> _Your task_
Retype each line exactly. Skip images.

> _Data section_
--- Begin ---

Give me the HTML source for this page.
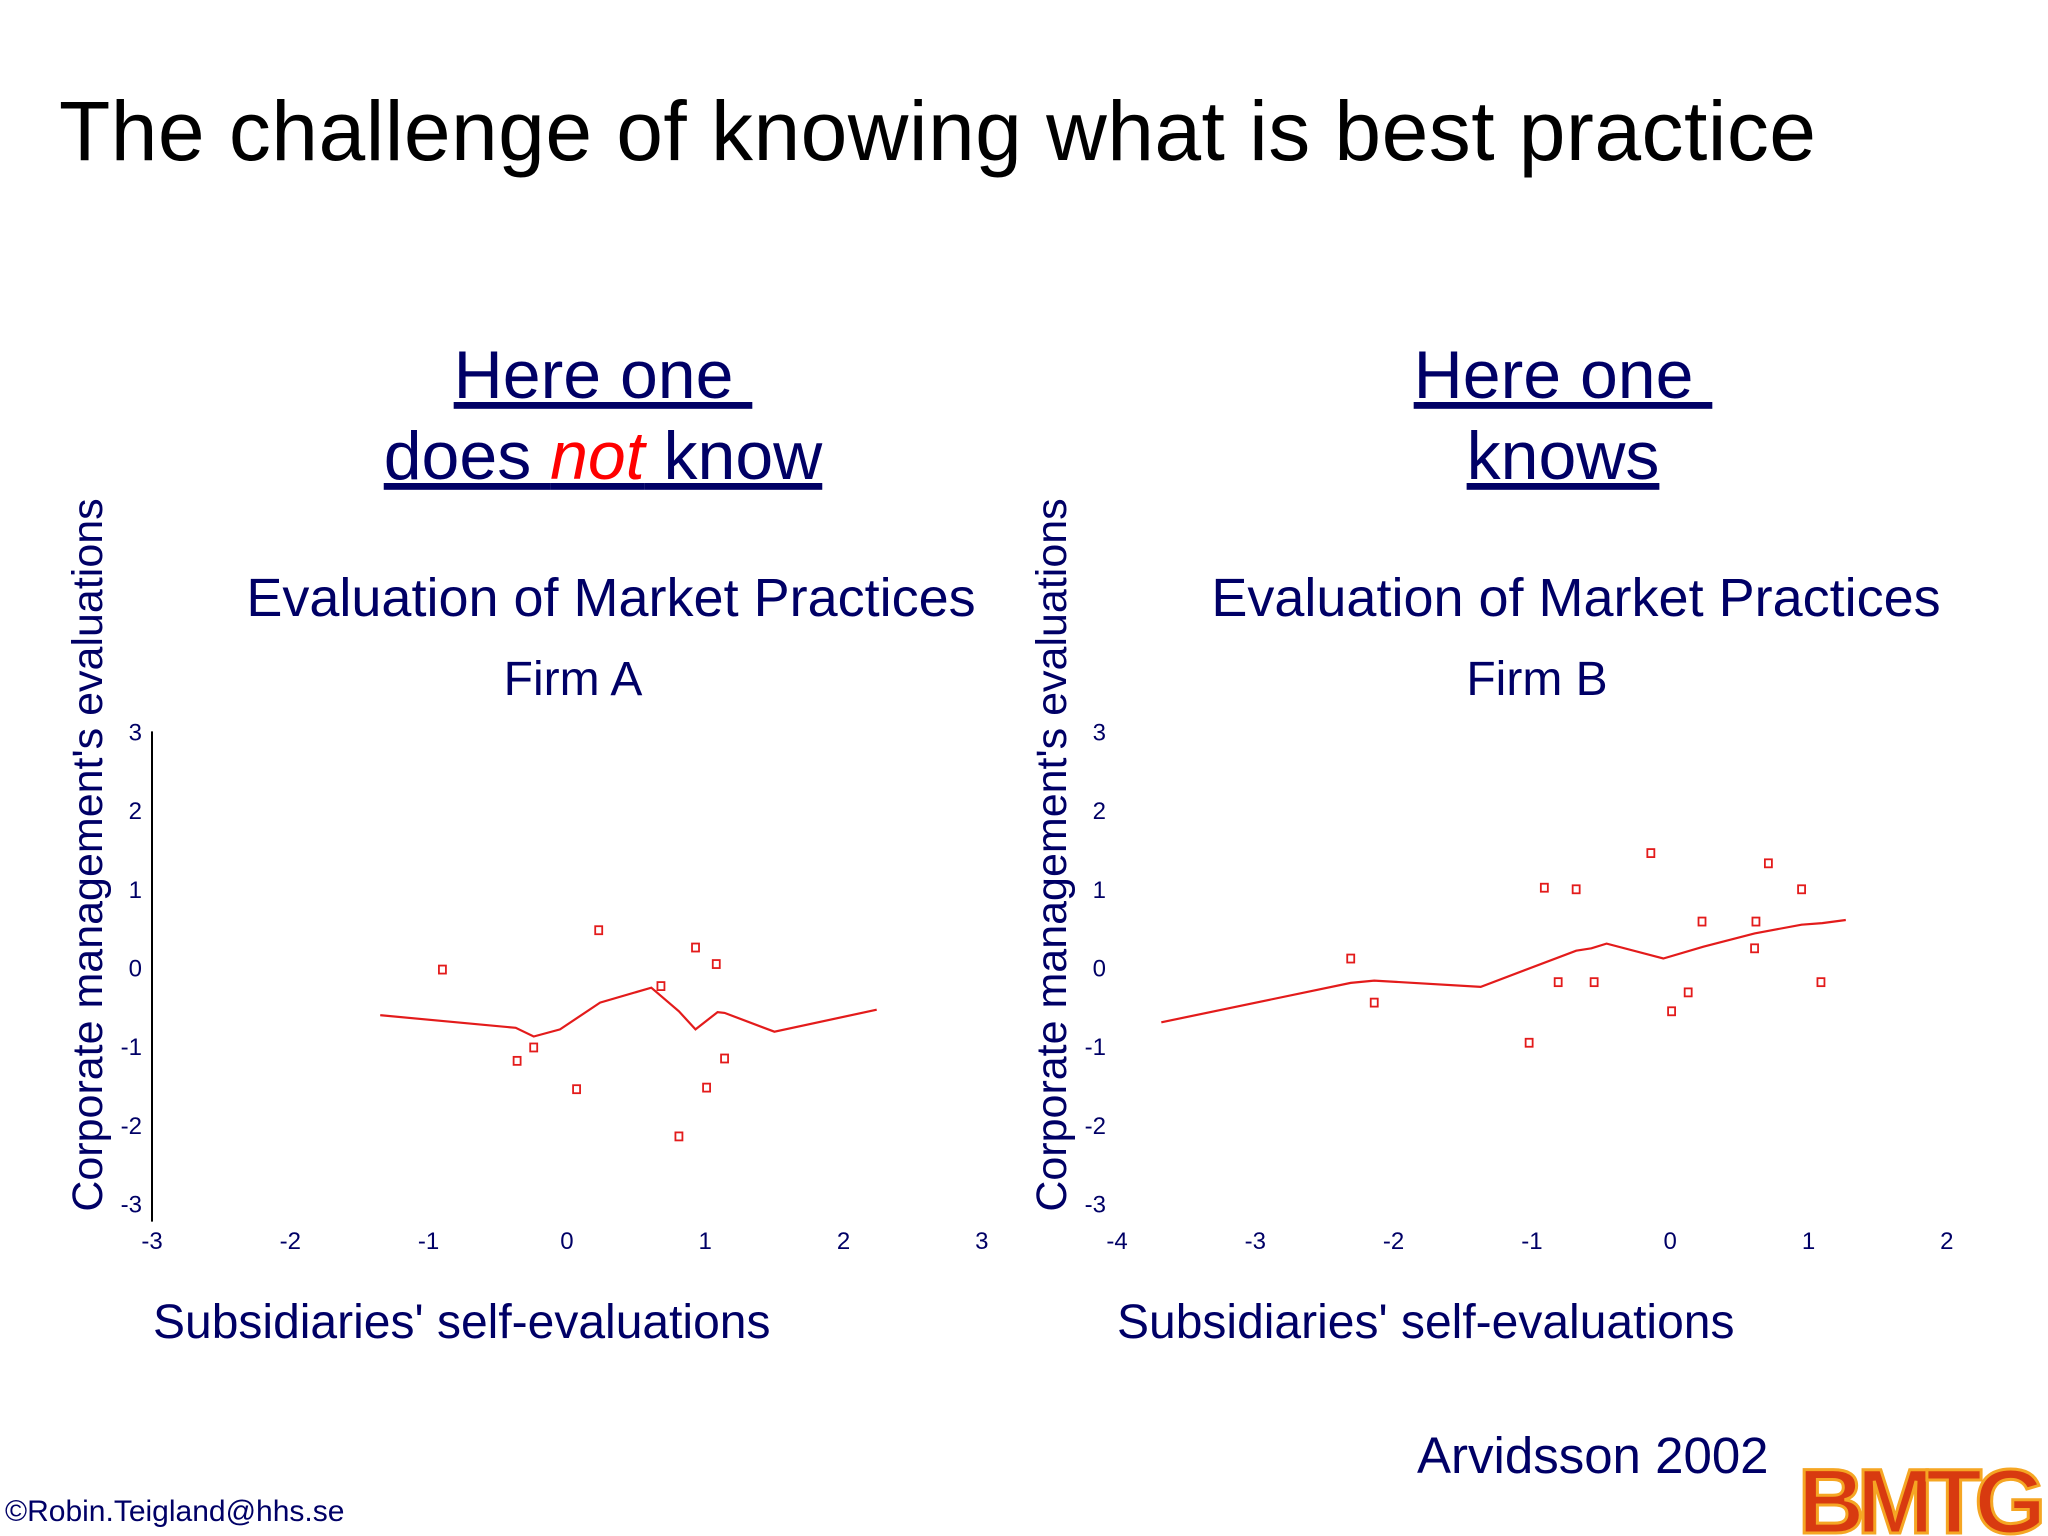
<!DOCTYPE html>
<html><head><meta charset="utf-8"><style>
body{margin:0;background:#fff}
svg{display:block}
text{font-family:"Liberation Sans",sans-serif}
</style></head><body>
<svg id="s" width="2048" height="1536" viewBox="0 0 2048 1536">
<text x="59" y="160" font-size="84" fill="#000" textLength="1757">The challenge of knowing what is best practice</text>
<g fill="#000066" font-size="68" text-anchor="middle" text-decoration="underline">
<text x="603" y="398">Here one&#160;</text>
<text x="603" y="479">does&#160;<tspan fill="#ff0000" font-style="italic">not</tspan>&#160;know</text>
<text x="1563" y="398">Here one&#160;</text>
<text x="1563" y="479">knows</text>
</g>
<g fill="#000066" text-anchor="middle">
<text x="611" y="616" font-size="54">Evaluation of Market Practices</text>
<text x="1576" y="616" font-size="54">Evaluation of Market Practices</text>
<text x="573" y="695" font-size="48">Firm A</text>
<text x="1537" y="695" font-size="48">Firm B</text>
<text transform="translate(102,855) rotate(-90)" font-size="43">Corporate management's evaluations</text>
<text transform="translate(1066,855) rotate(-90)" font-size="43">Corporate management's evaluations</text>
</g>
<g fill="#000066" font-size="48">
<text x="153" y="1338">Subsidiaries' self-evaluations</text>
<text x="1117" y="1338">Subsidiaries' self-evaluations</text>
<text x="1417" y="1473" font-size="51">Arvidsson 2002</text>
<text x="5" y="1521" font-size="30">©Robin.Teigland@hhs.se</text>
</g>
<text x="1798" y="1533" font-family="Liberation Serif,serif" font-weight="bold" font-size="92" fill="#d83a10" stroke="#f5a623" stroke-width="3" textLength="248">BMTG</text>
<g id="ca"></g>
<g id="cb"></g>
</svg>
<script>
const xTicksA=[-3,-2,-1,0,1,2,3];
const xTicksB=[-4,-3,-2,-1,0,1,2];
const yTicks=[-3,-2,-1,0,1,2,3];
const ptsAx=[-0.90,0.23,0.93,1.08,0.68,-0.24,-0.36,1.14,0.07,1.01,0.81];
const ptsAy=[0.05,0.55,0.33,0.12,-0.16,-0.94,-1.11,-1.08,-1.47,-1.45,-2.07];
const lineAx=[-1.35,-0.37,-0.24,-0.05,0.24,0.61,0.81,0.93,1.09,1.14,1.50,2.24];
const lineAy=[-0.53,-0.69,-0.80,-0.71,-0.37,-0.18,-0.48,-0.71,-0.49,-0.50,-0.74,-0.46];
const ptsBx=[-2.31,-2.14,-1.02,-0.91,-0.68,-0.81,-0.55,-0.14,0.23,0.13,0.01,0.62,0.61,0.71,0.95,1.09];
const ptsBy=[0.19,-0.37,-0.88,1.09,1.07,-0.11,-0.11,1.53,0.66,-0.24,-0.48,0.66,0.32,1.40,1.07,-0.11];
const lineBx=[-3.68,-2.31,-2.14,-1.37,-0.68,-0.57,-0.46,-0.05,0.24,0.61,0.95,1.10,1.27];
const lineBy=[-0.62,-0.12,-0.09,-0.17,0.29,0.32,0.38,0.19,0.34,0.51,0.62,0.64,0.68];
const NS='http://www.w3.org/2000/svg';
function mk(p,t,a){const e=document.createElementNS(NS,t);for(const k in a)e.setAttribute(k,a[k]);p.appendChild(e);return e;}
const yS=v=>973.5-v*78.7;
function chart(g,x0,xmin,xT,px,py,lx,ly,axisLine,ylabX){
  const xS=v=>x0+(v-xmin)*138.3;
  if(axisLine){const l=mk(g,'line',{x1:x0,y1:yS(3)-6,x2:x0,y2:yS(-3)+12,stroke:'#000','stroke-width':2});
    }
  yTicks.forEach(v=>{const t=mk(g,'text',{x:ylabX,y:yS(v)+3,'font-size':24,fill:'#000066','text-anchor':'end'});t.textContent=v;
    });
  xT.forEach(v=>{const t=mk(g,'text',{x:xS(v),y:1249,'font-size':24,fill:'#000066','text-anchor':'middle'});t.textContent=v;
    });
  const d=lx.map((v,i)=>(i?'L':'M')+xS(v).toFixed(1)+','+yS(ly[i]).toFixed(1)).join('');
  const p=mk(g,'path',{d:d,fill:'none',stroke:'#e31b1b','stroke-width':2.2});
  
  px.forEach((v,i)=>{const r=mk(g,'rect',{x:xS(v)-3.5,y:yS(py[i])-4,width:7,height:8,fill:'none',stroke:'#e31b1b','stroke-width':1.8});
    });
}
chart(document.getElementById('ca'),152,-3,xTicksA,ptsAx,ptsAy,lineAx,lineAy,true,142);
chart(document.getElementById('cb'),1117,-4,xTicksB,ptsBx,ptsBy,lineBx,lineBy,false,1106);
</script>
</body></html>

--- End ---

> _Correct response_
Give me the HTML source for this page.
<!DOCTYPE html>
<html><head><meta charset="utf-8"><style>
body{margin:0;background:#fff}
svg{display:block}
text{font-family:"Liberation Sans",sans-serif}
</style></head><body>
<svg id="s" width="2048" height="1536" viewBox="0 0 2048 1536">
<text x="59" y="160" font-size="84" fill="#000" textLength="1757">The challenge of knowing what is best practice</text>
<g fill="#000066" font-size="68" text-anchor="middle" text-decoration="underline">
<text x="603" y="398">Here one&#160;</text>
<text x="603" y="479">does&#160;<tspan fill="#ff0000" font-style="italic">not</tspan>&#160;know</text>
<text x="1563" y="398">Here one&#160;</text>
<text x="1563" y="479">knows</text>
</g>
<g fill="#000066" text-anchor="middle">
<text x="611" y="616" font-size="54">Evaluation of Market Practices</text>
<text x="1576" y="616" font-size="54">Evaluation of Market Practices</text>
<text x="573" y="695" font-size="48">Firm A</text>
<text x="1537" y="695" font-size="48">Firm B</text>
<text transform="translate(102,855) rotate(-90)" font-size="43">Corporate management's evaluations</text>
<text transform="translate(1066,855) rotate(-90)" font-size="43">Corporate management's evaluations</text>
</g>
<g fill="#000066" font-size="48">
<text x="153" y="1338">Subsidiaries' self-evaluations</text>
<text x="1117" y="1338">Subsidiaries' self-evaluations</text>
<text x="1417" y="1473" font-size="51">Arvidsson 2002</text>
<text x="5" y="1521" font-size="30">©Robin.Teigland@hhs.se</text>
</g>
<text x="1798" y="1533" font-family="Liberation Serif,serif" font-weight="bold" font-size="92" fill="#d83a10" stroke="#f5a623" stroke-width="3" textLength="248">BMTG</text>
<g id="ca"></g>
<g id="cb"></g>
</svg>
<script>
const xTicksA=[-3,-2,-1,0,1,2,3];
const xTicksB=[-4,-3,-2,-1,0,1,2];
const yTicks=[-3,-2,-1,0,1,2,3];
const ptsAx=[-0.90,0.23,0.93,1.08,0.68,-0.24,-0.36,1.14,0.07,1.01,0.81];
const ptsAy=[0.05,0.55,0.33,0.12,-0.16,-0.94,-1.11,-1.08,-1.47,-1.45,-2.07];
const lineAx=[-1.35,-0.37,-0.24,-0.05,0.24,0.61,0.81,0.93,1.09,1.14,1.50,2.24];
const lineAy=[-0.53,-0.69,-0.80,-0.71,-0.37,-0.18,-0.48,-0.71,-0.49,-0.50,-0.74,-0.46];
const ptsBx=[-2.31,-2.14,-1.02,-0.91,-0.68,-0.81,-0.55,-0.14,0.23,0.13,0.01,0.62,0.61,0.71,0.95,1.09];
const ptsBy=[0.19,-0.37,-0.88,1.09,1.07,-0.11,-0.11,1.53,0.66,-0.24,-0.48,0.66,0.32,1.40,1.07,-0.11];
const lineBx=[-3.68,-2.31,-2.14,-1.37,-0.68,-0.57,-0.46,-0.05,0.24,0.61,0.95,1.10,1.27];
const lineBy=[-0.62,-0.12,-0.09,-0.17,0.29,0.32,0.38,0.19,0.34,0.51,0.62,0.64,0.68];
const NS='http://www.w3.org/2000/svg';
function mk(p,t,a){const e=document.createElementNS(NS,t);for(const k in a)e.setAttribute(k,a[k]);p.appendChild(e);return e;}
const yS=v=>973.5-v*78.7;
function chart(g,x0,xmin,xT,px,py,lx,ly,axisLine,ylabX){
  const xS=v=>x0+(v-xmin)*138.3;
  if(axisLine){const l=mk(g,'line',{x1:x0,y1:yS(3)-6,x2:x0,y2:yS(-3)+12,stroke:'#000','stroke-width':2});
    }
  yTicks.forEach(v=>{const t=mk(g,'text',{x:ylabX,y:yS(v)+3,'font-size':24,fill:'#000066','text-anchor':'end'});t.textContent=v;
    });
  xT.forEach(v=>{const t=mk(g,'text',{x:xS(v),y:1249,'font-size':24,fill:'#000066','text-anchor':'middle'});t.textContent=v;
    });
  const d=lx.map((v,i)=>(i?'L':'M')+xS(v).toFixed(1)+','+yS(ly[i]).toFixed(1)).join('');
  const p=mk(g,'path',{d:d,fill:'none',stroke:'#e31b1b','stroke-width':2.2});
  
  px.forEach((v,i)=>{const r=mk(g,'rect',{x:xS(v)-3.5,y:yS(py[i])-4,width:7,height:8,fill:'none',stroke:'#e31b1b','stroke-width':1.8});
    });
}
chart(document.getElementById('ca'),152,-3,xTicksA,ptsAx,ptsAy,lineAx,lineAy,true,142);
chart(document.getElementById('cb'),1117,-4,xTicksB,ptsBx,ptsBy,lineBx,lineBy,false,1106);
</script>
</body></html>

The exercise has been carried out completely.